**DO THIS**: The lines from the top of the material below through the line containing "5.0, 7.0, 10.0];" are to be printed exactly, with pictures omitted.

**GIVEN INFORMATION**:
- - -

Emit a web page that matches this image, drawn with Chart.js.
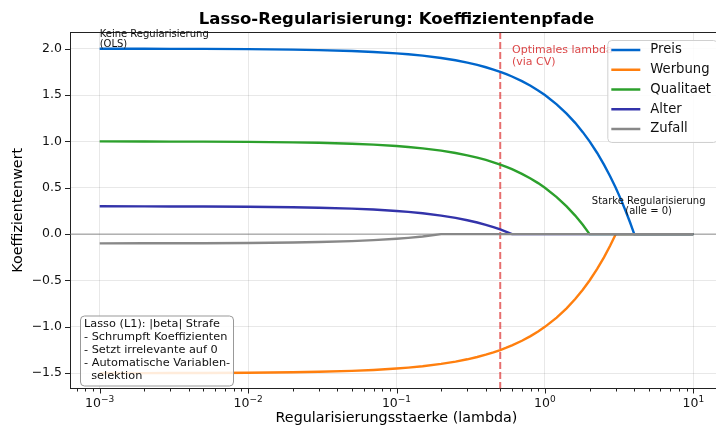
<!DOCTYPE html>
<html>
<head>
<meta charset="utf-8">
<script src="https://cdn.jsdelivr.net/npm/chart.js@4"></script>
<style>
    html, body { margin: 0; padding: 0; background: #fff; overflow: hidden; }
    #wrap { width: 730px; height: 428px; }
</style>
</head>
<body>
<div id="wrap"><canvas id="pfadChart" width="730" height="428"></canvas></div>
<script>
// lambda grid
const lambdas = [0.001, 0.002, 0.003, 0.005, 0.01, 0.02, 0.03, 0.05, 0.07, 0.1, 0.12, 0.15, 0.2, 0.25, 0.3, 0.35, 0.4, 0.45, 0.5,
    0.55, 0.6, 0.7, 0.8, 0.9, 1.0, 1.2, 1.4, 1.6, 1.8, 2.0, 2.25, 2.5, 2.75, 3.0, 3.25, 3.5, 3.75, 4.0, 5.0, 7.0, 10.0];

const preis = [2.0, 1.999, 1.998, 1.998, 1.995, 1.99, 1.985, 1.975, 1.965, 1.95, 1.94, 1.925, 1.9, 1.875, 1.85, 1.825, 1.8, 1.775, 1.75,
    1.725, 1.7, 1.65, 1.6, 1.55, 1.5, 1.4, 1.3, 1.2, 1.1, 1.0, 0.875, 0.75, 0.625, 0.5, 0.375, 0.25, 0.125, 0, 0, 0, 0];
const werbung = [-1.5, -1.499, -1.498, -1.498, -1.495, -1.49, -1.485, -1.475, -1.465, -1.45, -1.44, -1.425, -1.4, -1.375, -1.35, -1.325, -1.3, -1.275, -1.25,
    -1.225, -1.2, -1.15, -1.1, -1.05, -1.0, -0.9, -0.8, -0.7, -0.6, -0.5, -0.375, -0.25, -0.125, 0, 0, 0, 0, 0, 0, 0, 0];
const qualitaet = [1.0, 0.999, 0.998, 0.998, 0.995, 0.99, 0.985, 0.975, 0.965, 0.95, 0.94, 0.925, 0.9, 0.875, 0.85, 0.825, 0.8, 0.775, 0.75,
    0.725, 0.7, 0.65, 0.6, 0.55, 0.5, 0.4, 0.3, 0.2, 0.1, 0, 0, 0, 0, 0, 0, 0, 0, 0, 0, 0, 0];
const alter = [0.3, 0.299, 0.298, 0.298, 0.295, 0.29, 0.285, 0.275, 0.265, 0.25, 0.24, 0.225, 0.2, 0.175, 0.15, 0.125, 0.1, 0.075, 0.05,
    0.025, 0, 0, 0, 0, 0, 0, 0, 0, 0, 0, 0, 0, 0, 0, 0, 0, 0, 0, 0, 0, 0];
const zufall = [-0.1, -0.099, -0.098, -0.098, -0.095, -0.09, -0.085, -0.075, -0.065, -0.05, -0.04, -0.025, 0, 0, 0, 0, 0, 0, 0,
    0, 0, 0, 0, 0, 0, 0, 0, 0, 0, 0, 0, 0, 0, 0, 0, 0, 0, 0, 0, 0, 0];

const seriesNames = ['Preis', 'Werbung', 'Qualitaet', 'Alter', 'Zufall'];
const seriesValues = [preis, werbung, qualitaet, alter, zufall];
const seriesColors = ['#0066cc', '#ff7f0e', '#2ca02c', '#3333aa', '#888888'];

const xTicks = [0.001, 0.01, 0.1, 1, 10];
const xTickExponents = ['\u22123', '\u22122', '\u22121', '0', '1'];
const yTicks = [-1.5, -1.0, -0.5, 0, 0.5, 1.0, 1.5, 2.0];
const optimalLambda = 0.5;

const FONT = "'DejaVu Sans', sans-serif";

// helper: multi-line text centred vertically on y
function drawLines(ctx, lines, x, y, lineH, align) {
    ctx.textAlign = align;
    ctx.textBaseline = 'middle';
    const start = y - (lines.length - 1) * lineH / 2;
    lines.forEach((l, i) => ctx.fillText(l, x, start + i * lineH));
}

const extrasPlugin = {
    id: 'extras',
    beforeDatasetsDraw(chart) {
        const {ctx, chartArea: a, scales: {x, y}} = chart;
        ctx.save();
        // zero line
        const y0 = y.getPixelForValue(0);
        ctx.strokeStyle = 'rgba(120,120,120,0.8)';
        ctx.lineWidth = 1;
        ctx.beginPath(); ctx.moveTo(a.left, y0); ctx.lineTo(a.right, y0); ctx.stroke();
        // optimal lambda
        const xo = x.getPixelForValue(optimalLambda);
        ctx.strokeStyle = 'rgba(220,50,50,0.7)';
        ctx.lineWidth = 2;
        ctx.setLineDash([7, 3]);
        ctx.beginPath(); ctx.moveTo(xo, a.top); ctx.lineTo(xo, a.bottom); ctx.stroke();
        ctx.restore();
    },
    afterDatasetsDraw(chart) {
        const {ctx, chartArea: a, scales: {x, y}} = chart;
        ctx.save();

        // top spine
        ctx.strokeStyle = '#222';
        ctx.lineWidth = 1;
        ctx.beginPath(); ctx.moveTo(a.left, a.top + 0.5); ctx.lineTo(a.right, a.top + 0.5); ctx.stroke();

        // tick marks (major + minor on log axis)
        ctx.beginPath();
        for (let e = -4; e <= 1; e++) {
            for (let k = 1; k <= 9; k++) {
                const v = k * Math.pow(10, e);
                if (v < x.min || v > x.max) continue;
                const px = Math.round(x.getPixelForValue(v)) + 0.5;
                ctx.moveTo(px, a.bottom);
                ctx.lineTo(px, a.bottom + (k === 1 ? 5 : 3));
            }
        }
        yTicks.forEach(v => {
            const py = Math.round(y.getPixelForValue(v)) + 0.5;
            ctx.moveTo(a.left - 5, py);
            ctx.lineTo(a.left, py);
        });
        ctx.stroke();

        // x tick labels: 10 with superscript exponent
        ctx.fillStyle = '#111';
        ctx.textBaseline = 'alphabetic';
        ctx.textAlign = 'left';
        xTicks.forEach((v, i) => {
            ctx.font = '12.5px ' + FONT;
            const wb = ctx.measureText('10').width;
            ctx.font = '9px ' + FONT;
            const we = ctx.measureText(xTickExponents[i]).width;
            const px = x.getPixelForValue(v);
            const sx = px - (wb + we) / 2;
            const base = a.bottom + 18;
            ctx.font = '12.5px ' + FONT;
            ctx.fillText('10', sx, base);
            ctx.font = '9px ' + FONT;
            ctx.fillText(xTickExponents[i], sx + wb, base - 5);
        });

        // annotations
        ctx.fillStyle = '#111';
        ctx.font = '10px ' + FONT;
        drawLines(ctx, ['Keine Regularisierung', '(OLS)'], x.getPixelForValue(0.001), y.getPixelForValue(2.1), 10.5, 'left');
        drawLines(ctx, ['Starke Regularisierung', '(alle = 0)'], x.getPixelForValue(5), y.getPixelForValue(0.3), 10.5, 'center');
        ctx.fillStyle = 'rgba(214,39,40,0.85)';
        ctx.font = '11px ' + FONT;
        drawLines(ctx, ['Optimales lambda', '(via CV)'], x.getPixelForValue(0.6), y.getPixelForValue(1.92), 12.5, 'left');

        // info box bottom left
        const boxLines = ['Lasso (L1): |beta| Strafe', '- Schrumpft Koeffizienten', '- Setzt irrelevante auf 0',
            '- Automatische Variablen-', '  selektion'];
        ctx.font = '11.3px ' + FONT;
        const bx = a.left + 10, bw = 153, bh = 70, by = a.bottom - 3 - bh;
        ctx.beginPath();
        ctx.roundRect(bx + 0.5, by + 0.5, bw, bh, 4);
        ctx.fillStyle = 'rgba(255,255,255,0.85)';
        ctx.fill();
        ctx.strokeStyle = '#999';
        ctx.lineWidth = 1;
        ctx.stroke();
        ctx.fillStyle = '#111';
        ctx.textAlign = 'left';
        ctx.textBaseline = 'middle';
        boxLines.forEach((l, i) => ctx.fillText(l, bx + 4, by + 9 + i * 12.8));

        // legend top right
        ctx.font = '13.2px ' + FONT;
        const maxW = Math.max(...seriesNames.map(n => ctx.measureText(n).width));
        const lr = a.right - 6, lt = a.top + 8;
        const lw = 4 + 29 + 10 + maxW + 6, lh = 102;
        const ll = lr - lw;
        ctx.beginPath();
        ctx.roundRect(ll + 0.5, lt + 0.5, lw, lh, 4);
        ctx.fillStyle = 'rgba(255,255,255,0.85)';
        ctx.fill();
        ctx.strokeStyle = '#d0d0d0';
        ctx.stroke();
        seriesNames.forEach((n, i) => {
            const ry = lt + 10 + i * 19.75;
            ctx.strokeStyle = seriesColors[i];
            ctx.lineWidth = 2.5;
            ctx.beginPath(); ctx.moveTo(ll + 4, ry); ctx.lineTo(ll + 33, ry); ctx.stroke();
            ctx.fillStyle = '#111';
            ctx.textAlign = 'left';
            ctx.fillText(n, ll + 43, ry);
        });

        // title
        ctx.fillStyle = '#000';
        ctx.font = 'bold 16.5px ' + FONT;
        ctx.textAlign = 'center';
        ctx.textBaseline = 'middle';
        ctx.fillText('Lasso-Regularisierung: Koeffizientenpfade', (a.left + a.right) / 2, 20);

        ctx.restore();
    }
};

const datasets = seriesNames.map((name, i) => ({
    label: name,
    data: lambdas.map((l, j) => ({x: l, y: seriesValues[i][j]})),
    borderColor: seriesColors[i],
    backgroundColor: seriesColors[i],
    borderWidth: 2.4,
    pointRadius: 0,
    fill: false,
    tension: 0,
    order: seriesNames.length - i   // Zufall drawn on top
}));

const ctx = document.getElementById('pfadChart').getContext('2d');
new Chart(ctx, {
    type: 'line',
    data: {datasets: datasets},
    options: {
        responsive: false,
        animation: false,
        layout: {padding: {left: 0, right: 7, top: 32, bottom: 0}},
        plugins: {
            legend: {display: false},
            title: {display: false},
            tooltip: {enabled: false}
        },
        scales: {
            x: {
                type: 'logarithmic',
                bounds: 'data',
                min: Math.pow(10, -3.2),
                max: Math.pow(10, 1.2),
                afterBuildTicks: s => { s.ticks = xTicks.map(v => ({value: v})); },
                afterFit: s => { s.height = 39.5; },
                grid: {color: 'rgba(0,0,0,0.09)', drawTicks: false},
                border: {display: true, color: '#222', width: 1},
                ticks: {display: false},
                title: {
                    display: true,
                    text: 'Regularisierungsstaerke (lambda)',
                    color: '#000',
                    font: {family: FONT, size: 14.3},
                    padding: {top: 0, bottom: 1.4}
                }
            },
            y: {
                type: 'linear',
                min: -1.665,
                max: 2.18,
                afterBuildTicks: s => { s.ticks = yTicks.map(v => ({value: v})); },
                afterFit: s => { s.width = 70; },
                grid: {color: 'rgba(0,0,0,0.09)', drawTicks: false},
                border: {display: true, color: '#222', width: 1},
                ticks: {
                    padding: 8,
                    color: '#111',
                    font: {family: FONT, size: 12.5},
                    callback: v => v.toFixed(1).replace('-', '\u2212')
                },
                title: {
                    display: true,
                    text: 'Koeffizientenwert',
                    color: '#000',
                    font: {family: FONT, size: 14.3},
                    padding: {top: 9.5, bottom: 0}
                }
            }
        }
    },
    plugins: [extrasPlugin]
});
</script>
</body>
</html>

- - -

**RESULT BELOW**:
Emit a web page that matches this image, drawn with Chart.js.
<!DOCTYPE html>
<html>
<head>
<meta charset="utf-8">
<script src="https://cdn.jsdelivr.net/npm/chart.js@4"></script>
<style>
    html, body { margin: 0; padding: 0; background: #fff; overflow: hidden; }
    #wrap { width: 730px; height: 428px; }
</style>
</head>
<body>
<div id="wrap"><canvas id="pfadChart" width="730" height="428"></canvas></div>
<script>
// lambda grid
const lambdas = [0.001, 0.002, 0.003, 0.005, 0.01, 0.02, 0.03, 0.05, 0.07, 0.1, 0.12, 0.15, 0.2, 0.25, 0.3, 0.35, 0.4, 0.45, 0.5,
    0.55, 0.6, 0.7, 0.8, 0.9, 1.0, 1.2, 1.4, 1.6, 1.8, 2.0, 2.25, 2.5, 2.75, 3.0, 3.25, 3.5, 3.75, 4.0, 5.0, 7.0, 10.0];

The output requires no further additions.